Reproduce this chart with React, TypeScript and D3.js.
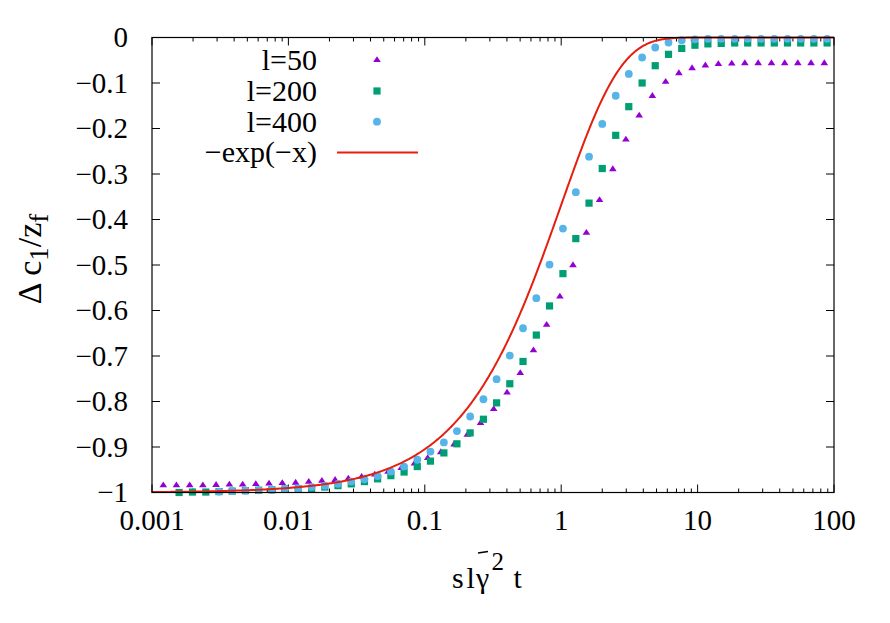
import React from 'react';
import * as d3 from 'd3';

// l=50 (triangles)
const xL50 = [0.00121, 0.00151, 0.00189, 0.00236, 0.00295, 0.00369, 0.00462, 0.00577, 0.00721, 0.00902,
  0.0113, 0.0141, 0.0176, 0.0220, 0.0275, 0.0344, 0.0430, 0.0538, 0.0672, 0.0840,
  0.105, 0.131, 0.164, 0.205, 0.256, 0.320, 0.401, 0.501, 0.626, 0.782,
  0.978, 1.22, 1.53, 1.91, 2.39, 2.98, 3.73, 4.66, 5.83, 7.29,
  9.11, 11.4, 14.2, 17.8, 22.2, 27.8, 34.8, 43.5, 54.3, 67.9, 84.9];
const yL50 = [-0.983, -0.983, -0.983, -0.983, -0.982, -0.981, -0.981, -0.980, -0.979, -0.978,
  -0.977, -0.975, -0.973, -0.971, -0.968, -0.964, -0.959, -0.953, -0.945, -0.935,
  -0.923, -0.910, -0.893, -0.872, -0.846, -0.815, -0.779, -0.736, -0.686, -0.630,
  -0.568, -0.499, -0.428, -0.356, -0.288, -0.223, -0.170, -0.127, -0.096, -0.077,
  -0.066, -0.060, -0.057, -0.056, -0.055, -0.055, -0.055, -0.055, -0.055, -0.055, -0.055];

// l=200 (squares)
const xL200 = [0.00158, 0.00198, 0.00248, 0.00310, 0.00387, 0.00484, 0.00605, 0.00756, 0.00945, 0.0118,
  0.0148, 0.0185, 0.0231, 0.0289, 0.0361, 0.0451, 0.0564, 0.0705, 0.0881, 0.110,
  0.138, 0.172, 0.215, 0.269, 0.336, 0.420, 0.525, 0.657, 0.821, 1.03,
  1.28, 1.60, 2.00, 2.51, 3.13, 3.92, 4.89, 6.12, 7.65, 9.56,
  11.9, 14.9, 18.7, 23.3, 29.2, 36.5, 45.6, 57.0, 71.2, 89.0];
const yL200 = [-1.000, -0.999, -0.999, -0.998, -0.997, -0.996, -0.995, -0.994, -0.992, -0.992,
  -0.991, -0.988, -0.985, -0.981, -0.976, -0.970, -0.963, -0.955, -0.943, -0.931,
  -0.913, -0.893, -0.869, -0.839, -0.803, -0.761, -0.712, -0.654, -0.590, -0.519,
  -0.442, -0.364, -0.288, -0.215, -0.152, -0.100, -0.062, -0.037, -0.024, -0.017,
  -0.014, -0.013, -0.012, -0.012, -0.012, -0.012, -0.012, -0.012, -0.012, -0.012];

// l=400 (circles)
const xL400 = [0.00310, 0.00387, 0.00484, 0.00605, 0.00756, 0.00945, 0.0118,
  0.0148, 0.0185, 0.0231, 0.0289, 0.0361, 0.0451, 0.0564, 0.0705, 0.0881, 0.110,
  0.138, 0.172, 0.215, 0.269, 0.336, 0.420, 0.525, 0.657, 0.821, 1.03,
  1.28, 1.60, 2.00, 2.51, 3.13, 3.92, 4.89, 6.12, 7.65, 9.56,
  11.9, 14.9, 18.7, 23.3, 29.2, 36.5, 45.6, 57.0, 71.2, 89.0];
const yL400 = [-0.998, -0.997, -0.996, -0.995, -0.994, -0.992, -0.991,
  -0.988, -0.985, -0.981, -0.976, -0.971, -0.964, -0.954, -0.943, -0.928, -0.910,
  -0.890, -0.865, -0.833, -0.795, -0.751, -0.699, -0.639, -0.573, -0.499, -0.420,
  -0.340, -0.262, -0.190, -0.128, -0.080, -0.044, -0.022, -0.011, -0.006, -0.004,
  -0.003, -0.003, -0.003, -0.003, -0.003, -0.003, -0.003, -0.003, -0.003, -0.003];

const xTicks = [0.001, 0.01, 0.1, 1, 10, 100];
const xTickLabels = ['0.001', '0.01', '0.1', '1', '10', '100'];
const yTicks = [0, -0.1, -0.2, -0.3, -0.4, -0.5, -0.6, -0.7, -0.8, -0.9, -1];
const yTickLabels = ['0', '\u22120.1', '\u22120.2', '\u22120.3', '\u22120.4', '\u22120.5',
  '\u22120.6', '\u22120.7', '\u22120.8', '\u22120.9', '\u22121'];
const legendLabels = ['l=50', 'l=200', 'l=400', '\u2212exp(\u2212x)'];

const W = 890;
const H = 623;
const L = 152, R = 834, T = 37.5, B = 492.5;

const purple = '#9400d3';
const green = '#009e73';
const blue = '#56b4e9';
const red = '#e51e10';

const tri = (cx: number, cy: number) =>
  `M${cx},${cy - 3.2}L${cx + 3.8},${cy + 2.6}L${cx - 3.8},${cy + 2.6}Z`;

const font = (size: number) => ({ fontFamily: 'Liberation Serif', fontSize: size }) as React.CSSProperties;

export default function App() {
  const x = d3.scaleLog().domain([0.001, 100]).range([L, R]);
  const y = d3.scaleLinear().domain([-1, 0]).range([B, T]);

  const minor: number[] = [];
  xTicks.slice(0, -1).forEach((d) => {
    for (let m = 2; m <= 9; m++) minor.push(d * m);
  });

  // analytic curve -exp(-x)
  const xs = d3.range(0, 601).map((i) => Math.pow(10, -3 + (i * 5) / 600));
  const curve = d3.line<number>()
    .x((d) => x(d))
    .y((d) => y(-Math.exp(-d)))(xs);

  const legX = 317;
  const legBase = [70, 101, 132, 162];
  const mx = 377;

  return (
    <svg width={W} height={H} style={{ position: 'absolute', left: 0, top: 0, background: '#fff' }}>
      <rect width={W} height={H} fill="#fff" />

      {/* ticks */}
      <g stroke="#000" strokeWidth={1}>
        {yTicks.map((t) => (
          <g key={'y' + t}>
            <line x1={L} x2={L + 8} y1={y(t)} y2={y(t)} />
            <line x1={R} x2={R - 8} y1={y(t)} y2={y(t)} />
          </g>
        ))}
        {xTicks.map((t) => (
          <g key={'x' + t}>
            <line x1={x(t)} x2={x(t)} y1={B} y2={B - 8} />
            <line x1={x(t)} x2={x(t)} y1={T} y2={T + 8} />
          </g>
        ))}
        {minor.map((t) => (
          <g key={'m' + t}>
            <line x1={x(t)} x2={x(t)} y1={B} y2={B - 4} />
            <line x1={x(t)} x2={x(t)} y1={T} y2={T + 4} />
          </g>
        ))}
      </g>

      {/* tick labels */}
      <g fill="#000">
        {yTicks.map((t, i) => (
          <text key={'yl' + t} x={128} y={y(t) + 9.5} textAnchor="end" style={font(29)}>{yTickLabels[i]}</text>
        ))}
        {xTicks.map((t, i) => (
          <text key={'xl' + t} x={x(t)} y={530} textAnchor="middle" style={font(29)}>{xTickLabels[i]}</text>
        ))}
      </g>

      {/* axis titles */}
      <text transform="translate(41,259) rotate(-90)" textAnchor="middle" style={font(34)}>
        {'\u0394 c'}<tspan style={{ fontSize: 27 }} dy={7}>1</tspan>
        <tspan dy={-7}>/z</tspan><tspan style={{ fontSize: 27 }} dy={7}>f</tspan>
      </text>
      <text x={452} y={588} style={font(30)}>s</text>
      <text x={466.5} y={588} style={font(30)}>l</text>
      <text x={476} y={588} style={font(30)}>{'\u03b3'}</text>
      <line x1={478} x2={488} y1={553} y2={551.5} stroke="#000" strokeWidth={1.6} />
      <text x={491.5} y={570} style={font(25)}>2</text>
      <text x={513.5} y={588} style={font(30)}>t</text>

      {/* series */}
      <g fill={purple}>
        {xL50.map((d, i) => <path key={'a' + i} d={tri(x(d), y(yL50[i]))} />)}
      </g>
      <g fill={green}>
        {xL200.map((d, i) => (
          <rect key={'b' + i} x={x(d) - 3.6} y={y(yL200[i]) - 3.6} width={7.2} height={7.2} />
        ))}
      </g>
      <g fill={blue}>
        {xL400.map((d, i) => <circle key={'c' + i} cx={x(d)} cy={y(yL400[i])} r={3.9} />)}
      </g>
      <path d={curve ?? ''} fill="none" stroke={red} strokeWidth={2} />

      {/* frame */}
      <rect x={L} y={T} width={R - L} height={B - T} fill="none" stroke="#000" strokeWidth={1.2} />

      {/* legend */}
      <g>
        {legendLabels.map((lab, i) => (
          <text key={lab} x={legX} y={legBase[i]} textAnchor="end" style={font(30)}>{lab}</text>
        ))}
        <path d={tri(mx, legBase[0] - 10.5)} fill={purple} />
        <rect x={mx - 3.6} y={legBase[1] - 10 - 3.6} width={7.2} height={7.2} fill={green} />
        <circle cx={mx} cy={legBase[2] - 10.3} r={3.9} fill={blue} />
        <line x1={337} x2={418} y1={legBase[3] - 9.5} y2={legBase[3] - 9.5} stroke={red} strokeWidth={2} />
      </g>
    </svg>
  );
}
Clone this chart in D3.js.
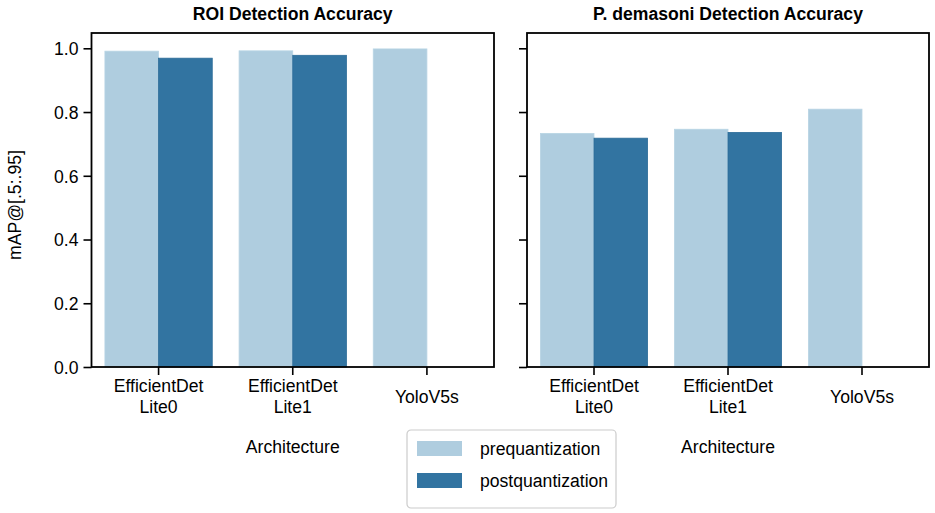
<!DOCTYPE html>
<html>
<head>
<meta charset="utf-8">
<script src="https://cdn.jsdelivr.net/npm/d3@7"></script>
<style>
  body { margin: 0; background: #fff; }
  svg { display: block; font-family: "Liberation Sans", Arial, sans-serif; }
  .tick text { font-size: 17.6px; fill: #000; }
</style>
</head>
<body>
<svg id="chart" width="935" height="513"></svg>
<script>
// data
const categories = ['EfficientDet\nLite0', 'EfficientDet\nLite1', 'YoloV5s'];
const series = ['prequantization', 'postquantization'];
const roiPre = [0.991, 0.992, 0.998];
const roiPost = [0.969, 0.978, null];
const demPre = [0.733, 0.746, 0.809];
const demPost = [0.718, 0.736, null];
const yTicks = [0, 0.2, 0.4, 0.6, 0.8, 1.0];
const colors = ['#afcddf', '#3274a1'];

const svg = d3.select('#chart');
const plotTop = 33, plotBottom = 367;

const y = d3.scaleLinear().domain([0, 1.048]).range([plotBottom, plotTop]);

function panel(x0, x1, title, pre, post, showLabels) {
  const g = svg.append('g');
  const x = d3.scaleBand().domain(categories).range([x0, x1]);
  const hue = d3.scaleBand().domain(series).range([x.bandwidth() * 0.1, x.bandwidth() * 0.9]);

  //BARS
  const rows = categories.map((c, i) => ({ c, vals: [pre[i], post[i]] }));
  rows.forEach((r) => {
    r.vals.forEach((v, j) => {
      if (v == null) return;
      g.append('rect')
        .attr('x', x(r.c) + hue(series[j]))
        .attr('y', y(v))
        .attr('width', hue.bandwidth())
        .attr('height', y(0) - y(v))
        .attr('fill', colors[j])
        .attr('stroke', j === 0 ? '#b8d4e4' : '#2c6c98')
        .attr('stroke-width', 0.8);
    });
  });

  //AXES
  const ya = g.append('g')
    .attr('transform', `translate(${x0},0)`)
    .call(d3.axisLeft(y).tickValues(yTicks).tickSize(8).tickPadding(5)
      .tickFormat(showLabels ? d3.format('.1f') : ''));
  ya.select('.domain').remove();
  ya.selectAll('.tick line').attr('stroke', '#000').attr('stroke-width', 1.6);
  ya.selectAll('.tick text').attr('dy', '0.36em');

  const xa = g.append('g')
    .attr('transform', `translate(0,${plotBottom})`)
    .call(d3.axisBottom(x).tickSize(8).tickPadding(4));
  xa.select('.domain').remove();
  xa.selectAll('.tick line').attr('stroke', '#000').attr('stroke-width', 1.6);
  xa.selectAll('.tick text').each(function (d) {
    const t = d3.select(this).text('').attr('dy', null);
    const lines = d.split('\n');
    if (lines.length === 1) {
      t.append('tspan').attr('x', 0).attr('y', 36).text(lines[0]);
    } else {
      lines.forEach((l, k) => t.append('tspan').attr('x', 0).attr('y', 25 + k * 21).text(l));
    }
  });

  //FRAME
  g.append('rect')
    .attr('x', x0).attr('y', plotTop)
    .attr('width', x1 - x0).attr('height', plotBottom - plotTop)
    .attr('fill', 'none').attr('stroke', '#000').attr('stroke-width', 1.8);

  //TITLES
  g.append('text')
    .attr('x', (x0 + x1) / 2).attr('y', 20)
    .attr('text-anchor', 'middle')
    .attr('font-size', '17.6px').attr('font-weight', 'bold')
    .text(title);
  g.append('text')
    .attr('x', (x0 + x1) / 2).attr('y', 453)
    .attr('text-anchor', 'middle')
    .attr('font-size', '17.6px')
    .text('Architecture');
}

panel(91.5, 494, 'ROI Detection Accuracy', roiPre, roiPost, true);
panel(527, 929, 'P. demasoni Detection Accuracy', demPre, demPost, false);

// y label
svg.append('text')
  .attr('transform', `translate(21,${(plotTop + plotBottom) / 2 + 5}) rotate(-90)`)
  .attr('text-anchor', 'middle')
  .attr('font-size', '17.6px')
  .text('mAP@[.5:.95]');

// legend
const lg = svg.append('g').attr('transform', 'translate(407,430)');
lg.append('rect')
  .attr('width', 209).attr('height', 78)
  .attr('rx', 4)
  .attr('fill', '#fff').attr('stroke', '#ccc').attr('stroke-width', 1.2);
series.forEach((s, i) => {
  lg.append('rect')
    .attr('x', 10).attr('y', 11 + i * 32)
    .attr('width', 45).attr('height', 15)
    .attr('fill', colors[i]);
  lg.append('text')
    .attr('x', 73).attr('y', 18.5 + i * 32)
    .attr('dy', '0.36em')
    .attr('font-size', '17.6px')
    .text(s);
});
</script>
</body>
</html>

### WRITTEN REQUEST
Copy the records above exactly, from the first line through the line containing "-0.055, -0.055, -0.055];", and leave out the pictures.

### SOLUTION TO THIS TASK
Reproduce this chart with React, TypeScript and D3.js.
import React from 'react';
import * as d3 from 'd3';

// l=50 (triangles)
const xL50 = [0.00121, 0.00151, 0.00189, 0.00236, 0.00295, 0.00369, 0.00462, 0.00577, 0.00721, 0.00902,
  0.0113, 0.0141, 0.0176, 0.0220, 0.0275, 0.0344, 0.0430, 0.0538, 0.0672, 0.0840,
  0.105, 0.131, 0.164, 0.205, 0.256, 0.320, 0.401, 0.501, 0.626, 0.782,
  0.978, 1.22, 1.53, 1.91, 2.39, 2.98, 3.73, 4.66, 5.83, 7.29,
  9.11, 11.4, 14.2, 17.8, 22.2, 27.8, 34.8, 43.5, 54.3, 67.9, 84.9];
const yL50 = [-0.983, -0.983, -0.983, -0.983, -0.982, -0.981, -0.981, -0.980, -0.979, -0.978,
  -0.977, -0.975, -0.973, -0.971, -0.968, -0.964, -0.959, -0.953, -0.945, -0.935,
  -0.923, -0.910, -0.893, -0.872, -0.846, -0.815, -0.779, -0.736, -0.686, -0.630,
  -0.568, -0.499, -0.428, -0.356, -0.288, -0.223, -0.170, -0.127, -0.096, -0.077,
  -0.066, -0.060, -0.057, -0.056, -0.055, -0.055, -0.055, -0.055, -0.055, -0.055, -0.055];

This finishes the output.